GIVEN MATERIAL:
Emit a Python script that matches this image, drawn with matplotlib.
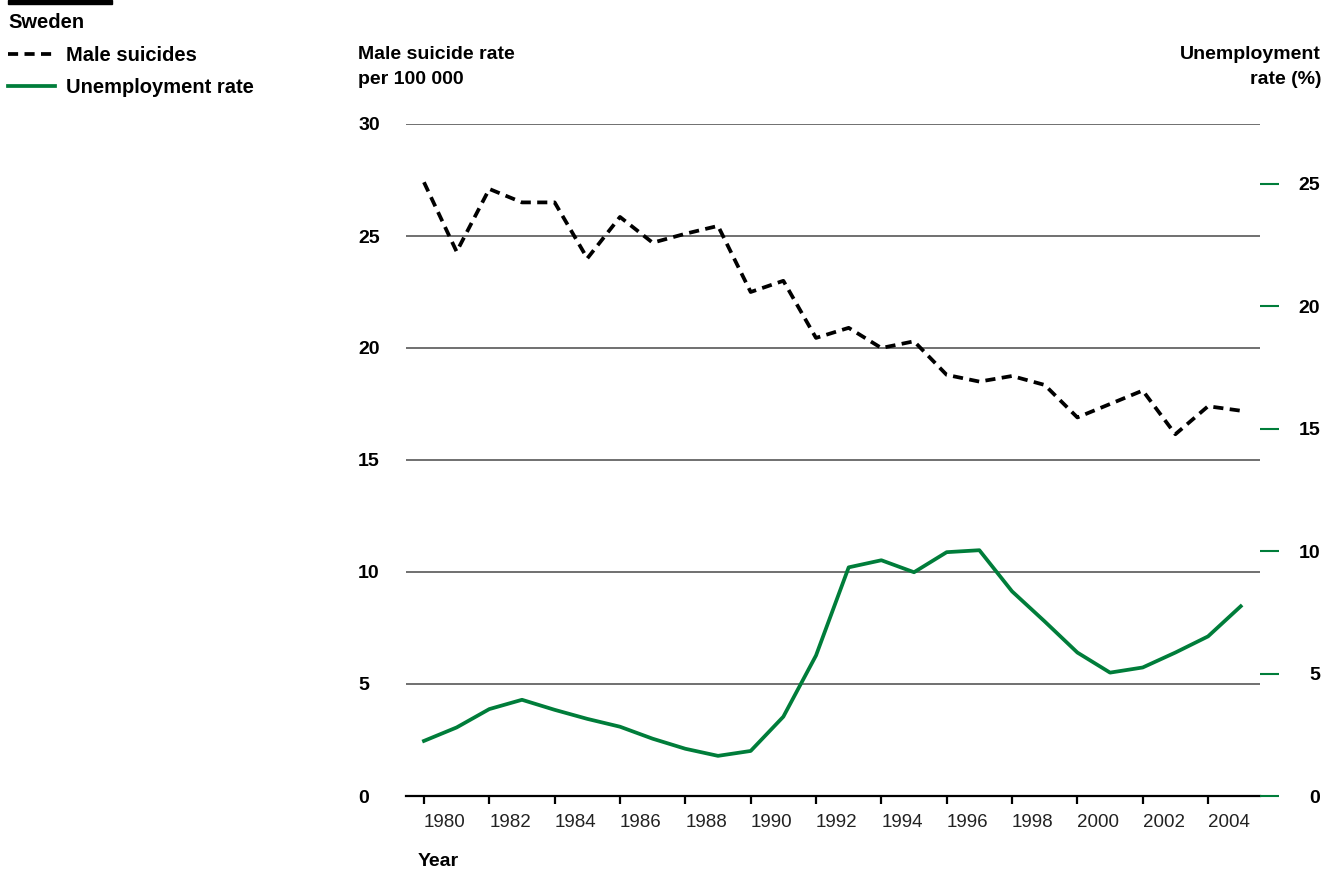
import matplotlib.pyplot as plt
import matplotlib.transforms as mtransforms
from matplotlib.patches import Rectangle

years = list(range(1980, 2006))
male_suicides = [27.4, 24.3, 27.1, 26.5, 26.5, 24.0, 25.85, 24.7, 25.1, 25.45,
                 22.5, 23.0, 20.45, 20.9, 20.0, 20.3, 18.8, 18.5, 18.75, 18.35,
                 16.9, 17.5, 18.1, 16.15, 17.4, 17.2]
unemployment = [2.25, 2.8, 3.55, 3.93, 3.52, 3.15, 2.83, 2.34, 1.93, 1.64,
                1.84, 3.24, 5.74, 9.34, 9.63, 9.14, 9.96, 10.04, 8.36, 7.13,
                5.86, 5.04, 5.25, 5.86, 6.52, 7.75]
x_ticks = list(range(1980, 2005, 2))
left_ticks = [0, 5, 10, 15, 20, 25, 30]
right_ticks = [0, 5, 10, 15, 20, 25]

GREEN = '#007d3a'
GRID = '#707070'
W, H = 1326, 872

plt.rcParams['font.family'] = ['Liberation Sans', 'DejaVu Sans']

fig = plt.figure(figsize=(W / 100, H / 100), dpi=100)
ax = fig.add_axes([406 / W, 1 - 796 / H, (1260 - 406) / W, (796 - 124) / H])
ax2 = ax.twinx()

# gridlines
for v in left_ticks[1:]:
    ax.axhline(v, color=GRID, lw=1.4, zorder=1)

suic, = ax.plot(years, male_suicides, color='black', lw=2.7, dashes=(2.7, 1.7),
                label='Male suicides', zorder=3)
unem, = ax2.plot(years, unemployment, color=GREEN, lw=2.7, label='Unemployment rate',
                 zorder=3)

ax.set_xlim(1979.45, 2005.59)
ax.set_ylim(0, 30)
ax2.set_ylim(0, 27.45)

for a in (ax, ax2):
    for s in ('top', 'left', 'right', 'bottom'):
        a.spines[s].set_visible(False)
ax.spines['bottom'].set_visible(True)
ax.spines['bottom'].set_linewidth(1.6)
ax.spines['bottom'].set_color('black')

ax.set_xticks(x_ticks)
ax.set_xticklabels([str(y) for y in x_ticks], fontsize=13.5, color='#222222',
                   ha='left')
shift = mtransforms.ScaledTranslation(-4 / 100, 0, fig.dpi_scale_trans)
for lab in ax.get_xticklabels():
    lab.set_transform(lab.get_transform() + shift)
ax.tick_params(axis='x', length=5.8, width=1.6, color='black', pad=7.5)

ax.set_yticks(left_ticks)
ax.set_yticklabels([str(v) for v in left_ticks], fontsize=14, fontweight='bold',
                   ha='left')
ax.tick_params(axis='y', length=0, pad=34.5)

ax2.set_yticks(right_ticks)
ax2.set_yticklabels([str(v) for v in right_ticks], fontsize=14, fontweight='bold',
                    ha='right')
ax2.tick_params(axis='y', length=13.7, width=1.5, color=GREEN, pad=29.5)

# axis titles
fig.text(358 / W, 1 - 46 / H, 'Male suicide rate\nper 100 000', ha='left', va='top',
         fontsize=14, fontweight='bold', linespacing=1.62)
fig.text(1321 / W, 1 - 46 / H, 'Unemployment\nrate (%)', ha='right', va='top',
         fontsize=14, fontweight='bold', linespacing=1.62, multialignment='right')
fig.text(418 / W, 1 - 861 / H, 'Year', ha='left', va='center',
         fontsize=14, fontweight='bold')

# top bar + legend
fig.patches.append(Rectangle((8 / W, 1 - 4 / H), 104 / W, 4 / H,
                             transform=fig.transFigure, color='black'))
leg = fig.legend(handles=[suic, unem], loc='upper left',
                 bbox_to_anchor=(8 / W, 1 - 13 / H), frameon=False,
                 title='Sweden', alignment='left', fontsize=14.5,
                 handlelength=2.35, handletextpad=0.55, labelspacing=0.68,
                 borderpad=0, borderaxespad=0)
leg.get_title().set_fontweight('bold')
leg.get_title().set_fontsize(14.5)
for t in leg.get_texts():
    t.set_fontweight('bold')

fig.savefig('out.png', dpi=100)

EXERCISE DETAILS: Every line of the data above should be quoted exactly. Omit the pictures.

FINAL ANSWER:
Emit a Python script that matches this image, drawn with matplotlib.
import matplotlib.pyplot as plt
import matplotlib.transforms as mtransforms
from matplotlib.patches import Rectangle

years = list(range(1980, 2006))
male_suicides = [27.4, 24.3, 27.1, 26.5, 26.5, 24.0, 25.85, 24.7, 25.1, 25.45,
                 22.5, 23.0, 20.45, 20.9, 20.0, 20.3, 18.8, 18.5, 18.75, 18.35,
                 16.9, 17.5, 18.1, 16.15, 17.4, 17.2]
unemployment = [2.25, 2.8, 3.55, 3.93, 3.52, 3.15, 2.83, 2.34, 1.93, 1.64,
                1.84, 3.24, 5.74, 9.34, 9.63, 9.14, 9.96, 10.04, 8.36, 7.13,
                5.86, 5.04, 5.25, 5.86, 6.52, 7.75]
x_ticks = list(range(1980, 2005, 2))
left_ticks = [0, 5, 10, 15, 20, 25, 30]
right_ticks = [0, 5, 10, 15, 20, 25]

GREEN = '#007d3a'
GRID = '#707070'
W, H = 1326, 872

plt.rcParams['font.family'] = ['Liberation Sans', 'DejaVu Sans']

fig = plt.figure(figsize=(W / 100, H / 100), dpi=100)
ax = fig.add_axes([406 / W, 1 - 796 / H, (1260 - 406) / W, (796 - 124) / H])
ax2 = ax.twinx()

# gridlines
for v in left_ticks[1:]:
    ax.axhline(v, color=GRID, lw=1.4, zorder=1)

suic, = ax.plot(years, male_suicides, color='black', lw=2.7, dashes=(2.7, 1.7),
                label='Male suicides', zorder=3)
unem, = ax2.plot(years, unemployment, color=GREEN, lw=2.7, label='Unemployment rate',
                 zorder=3)

ax.set_xlim(1979.45, 2005.59)
ax.set_ylim(0, 30)
ax2.set_ylim(0, 27.45)

for a in (ax, ax2):
    for s in ('top', 'left', 'right', 'bottom'):
        a.spines[s].set_visible(False)
ax.spines['bottom'].set_visible(True)
ax.spines['bottom'].set_linewidth(1.6)
ax.spines['bottom'].set_color('black')

ax.set_xticks(x_ticks)
ax.set_xticklabels([str(y) for y in x_ticks], fontsize=13.5, color='#222222',
                   ha='left')
shift = mtransforms.ScaledTranslation(-4 / 100, 0, fig.dpi_scale_trans)
for lab in ax.get_xticklabels():
    lab.set_transform(lab.get_transform() + shift)
ax.tick_params(axis='x', length=5.8, width=1.6, color='black', pad=7.5)

ax.set_yticks(left_ticks)
ax.set_yticklabels([str(v) for v in left_ticks], fontsize=14, fontweight='bold',
                   ha='left')
ax.tick_params(axis='y', length=0, pad=34.5)

ax2.set_yticks(right_ticks)
ax2.set_yticklabels([str(v) for v in right_ticks], fontsize=14, fontweight='bold',
                    ha='right')
ax2.tick_params(axis='y', length=13.7, width=1.5, color=GREEN, pad=29.5)

# axis titles
fig.text(358 / W, 1 - 46 / H, 'Male suicide rate\nper 100 000', ha='left', va='top',
         fontsize=14, fontweight='bold', linespacing=1.62)
fig.text(1321 / W, 1 - 46 / H, 'Unemployment\nrate (%)', ha='right', va='top',
         fontsize=14, fontweight='bold', linespacing=1.62, multialignment='right')
fig.text(418 / W, 1 - 861 / H, 'Year', ha='left', va='center',
         fontsize=14, fontweight='bold')

# top bar + legend
fig.patches.append(Rectangle((8 / W, 1 - 4 / H), 104 / W, 4 / H,
                             transform=fig.transFigure, color='black'))
leg = fig.legend(handles=[suic, unem], loc='upper left',
                 bbox_to_anchor=(8 / W, 1 - 13 / H), frameon=False,
                 title='Sweden', alignment='left', fontsize=14.5,
                 handlelength=2.35, handletextpad=0.55, labelspacing=0.68,
                 borderpad=0, borderaxespad=0)
leg.get_title().set_fontweight('bold')
leg.get_title().set_fontsize(14.5)
for t in leg.get_texts():
    t.set_fontweight('bold')

fig.savefig('out.png', dpi=100)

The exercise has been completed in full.